WASHINGTON, D.C.—President Ferdinand "Bongbong" Marcos Jr. brushed off comments made by China on the Philippines-United States defense guidelines, saying it is the country's right to establish such with its allies.
President Ferdinand 'Bongbong' Marcos Jr. (Photo courtesy of KJ Rosales/PPA Pool)
Marcos also believed the latest statement made by China was not directed to the Philippines. He said it was proper and right for the Philippines to forge agreements with its partner nations.
China said it firmly opposes any country’s move to meddle in the South China Sea issue "to harm China’s territorial sovereignty and maritime rights and interests by citing the guidelines."
It added that the South China Sea is "not a hunting ground for forces outside the region."

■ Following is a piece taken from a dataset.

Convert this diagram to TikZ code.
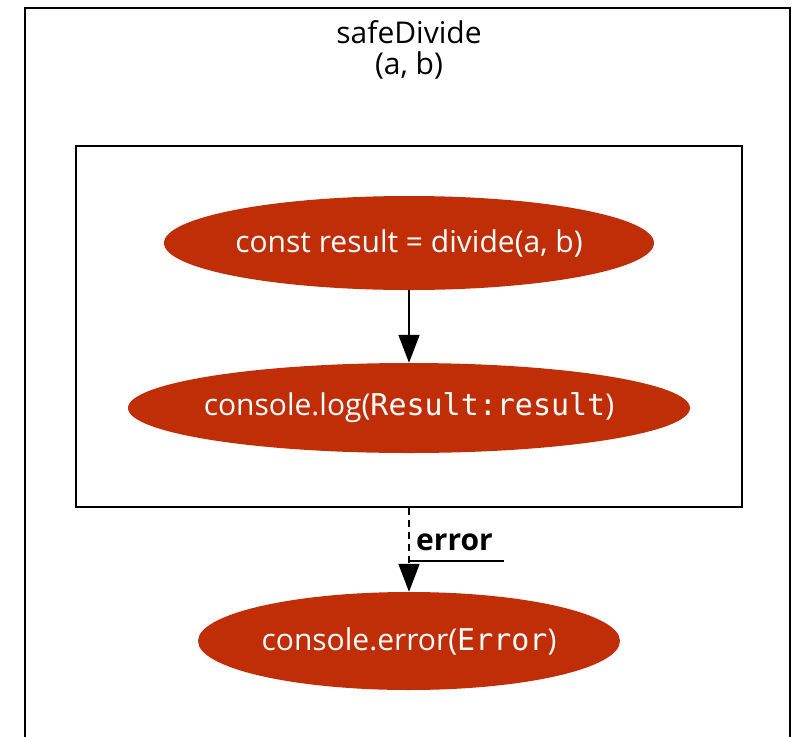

The President, however, thought the statement was not directed to the Philippines.
"Well, I do not think (that) representing (myself) as a Filipino and representing the Philippines, I don’t feel alluded to...So I think that kind of statement was directed more towards the United States than it was for the Philippines," Marcos said during his post-visit briefing here on Thursday night.
"And that is I think only right and proper because we in the Philippines need to do this if we are going to go forward and find new opportunities for our people at hindi naman masasabi na walang karapatan ang Pilipinas na gawin lahat ‘yun. Kaya’t ‘yang statement na ‘yan ay sa palagay ko ay hindi naka-direct sa Pilipinas (and they cannot tell that the Philippines has no right to do that. So, I think that statement was not directed to us)," Marcos added.
'We're not there yet'
One of Marcos' goals in visiting the US was to bring up the need for the Mutual Defense Treaty between the Philippines and US to evolve.
However, as he concluded his five-day visit here, he said the situation has not developed to the point of determining specific provisions in the treaty that need to evolve.
"We are not yet there. What we did in this trip and what we have managed to formulate are the guidelines pa lang doon sa mga magiging provision at saka magiging detalye (on the provisions and details," he said.
"But the premise continues to be the same. It’s a strengthening of relationship and we… The word 'evolve' is one that I have been using and that other people have seem to have adopted because that is exactly what it is that we need to do," he added.
The President stressed that the relations need to evolve "because the situation that we face is evolving."
"And when I speak about the evolving situation, I’m not only talking about security and defense. I’m talking about trade and I’m talking about economy. I’m talking about climate change. I’m talking about all the other aspects of our society, of our economy and even our government that we have to --- we have to adjust as a response to what changes we are facing," he said.